Opdycke Park will be closed to the public soon in an effort to thwart vandalism ahead of a renovation project.
Williams County Engineer Todd Roth appeared before the Board of County Commissioners Nov. 17 to seek guidance on the park. The county wants to preserve the barn but vandals have been damaging it repeatedly over the years.
The county will be replacing the roof and will eventually replace crossbeams and pillars inside the barn.
The commissioners selected charcoal slate as the color of the new roof.
The county Parks Board is to meet Nov. 21 and will discuss prioritizing projects at the parks. There are a couple of funding sources, but Roth will wait until the park board finalizes its list before coming back to the commissioners. If they are amenable to the proposed work, he will proceed with seeking the money.
As for Opdycke Park, Roth said there are several issues that need to be addressed.
One is the growth of some flora such as the autumn olive which grows very tall and grows back quickly and stronger once its been cut. To get rid of it permanently it either has be dug up or poisoned at the cut, Roth said.
“I can’t see us digging it out because it would take a backhoe and it’s nothing to do by hand,” Roth said. “It’s a matter of cutting it and having the right treatment on the cut.”
Due to the density of the plant, it would not be prudent to try to eliminate it all. Rather, the best option would be to target the areas most traveled by people, Roth said.
As for the roof project, the county is still waiting on ODNR to issue the grant and it’s working with Marvin Stantz of Indiana, to get his bond established, Roth said. Dan Clum has been working with the contractor on the paperwork, he said.
“It’s something he’s not familiar with,” Roth said of the contractor.
Since this is the start of the winter season, the contractor may not be able to start until spring, Roth said. That made him wonder if the best option is simply closing the park until the construction is completed, he said.

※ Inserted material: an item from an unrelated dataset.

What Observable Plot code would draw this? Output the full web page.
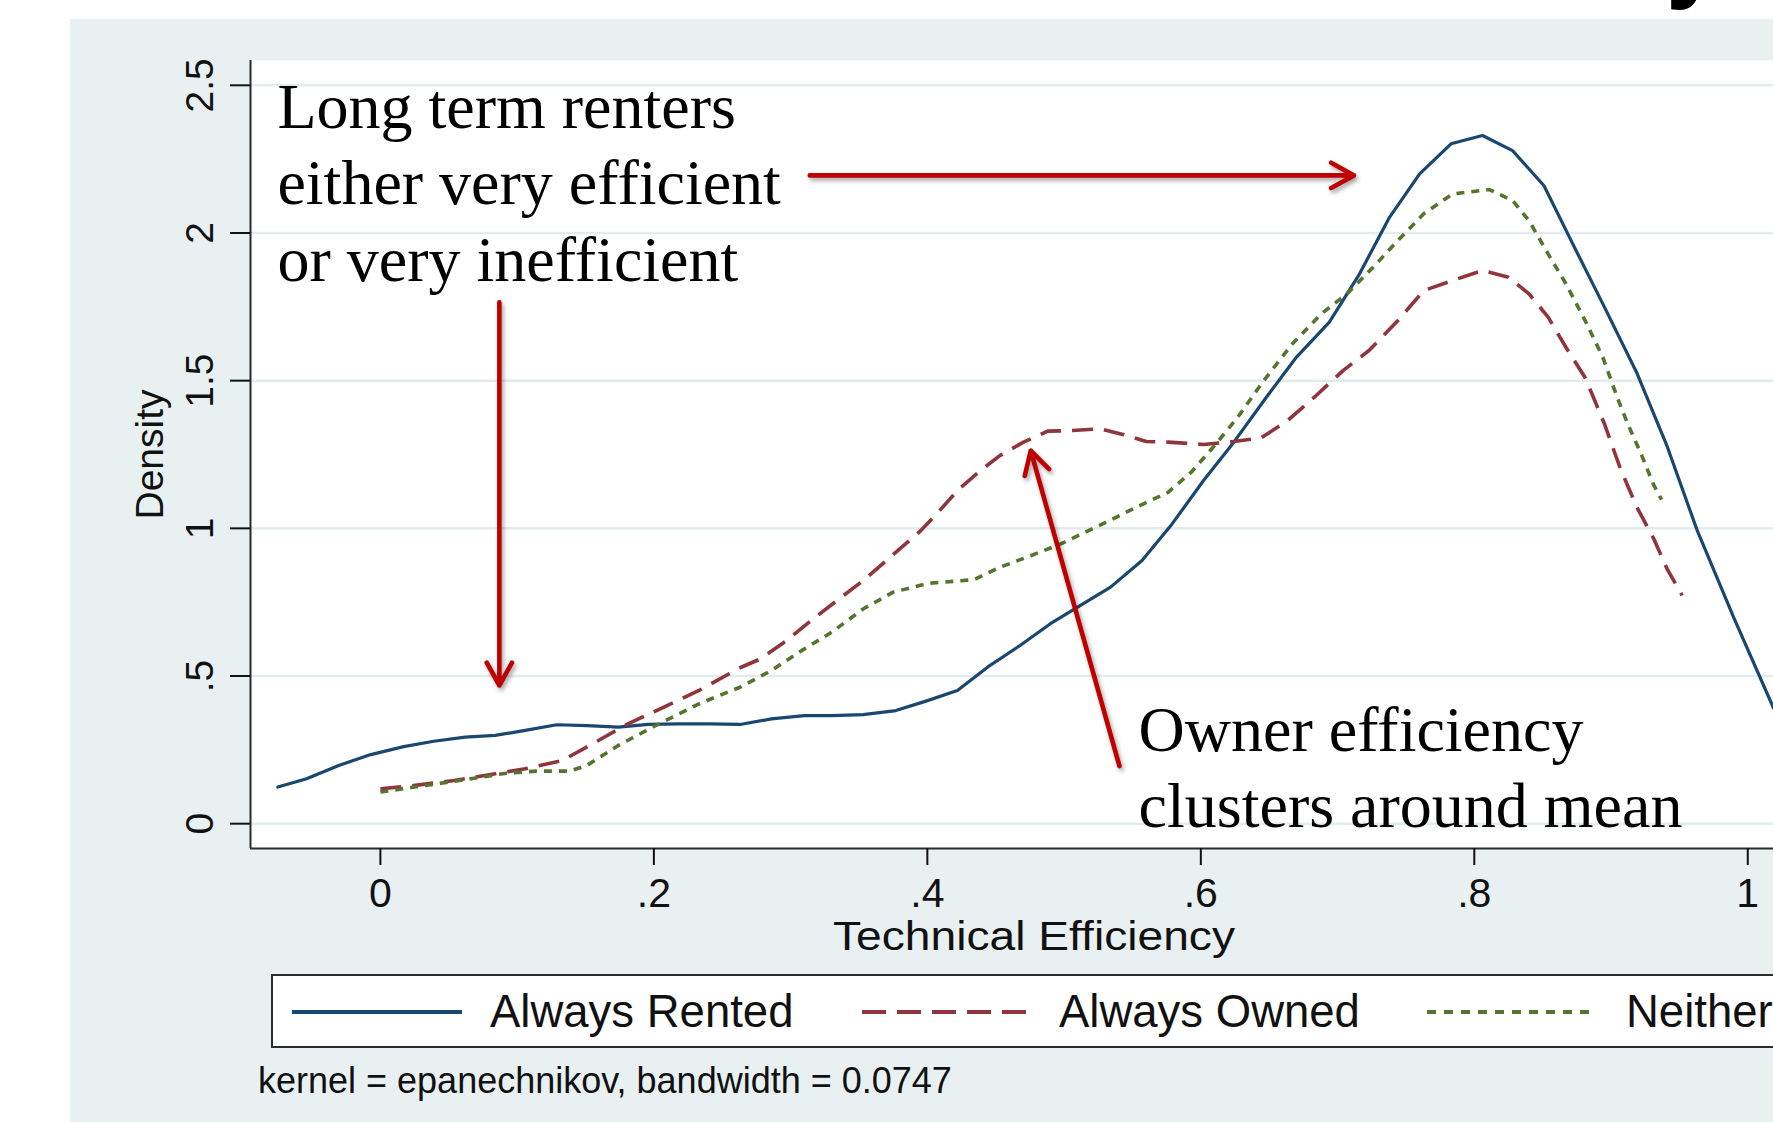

Fencing off the barn is not practical as previous attempt to block access to it have been thwarted by vandals.
“I was out there (Nov. 16) and the slates are being thrown down from the second floor to the concrete,” Roth said. “The stairs are out to get from the first to the second (floor). Now they go around the outside to knock the siding off to get to the second floor.”
Other options including placing a camera to catch vandals and have better lighting, Roth said.
But the best plan for Roth is simply locking the front gate and keeping the park closed until construction is complete.
The park can be closed, as long as local police and fire units either had keys to the locks on the gate or were able to cut the chain, Commissioner Lewis Hilkert said.
A block will be placed at the dog pound to prevent access to the other entrance to the park, Roth said.
Signs warning against trespassing and the prosecution of those who violate the warning will be posted. The commissioners confirmed anyone caught trespassing would indeed be prosecuted.
The interior work of the project will include replacing a column on the west end of the barn as well as a beam on the north end, Roth said.
There is a crack in the beam over the column and he estimates about a third of the flooring is not supportive of the structure.
“We will encourage him to get as much done this winter as he can,” Roth said.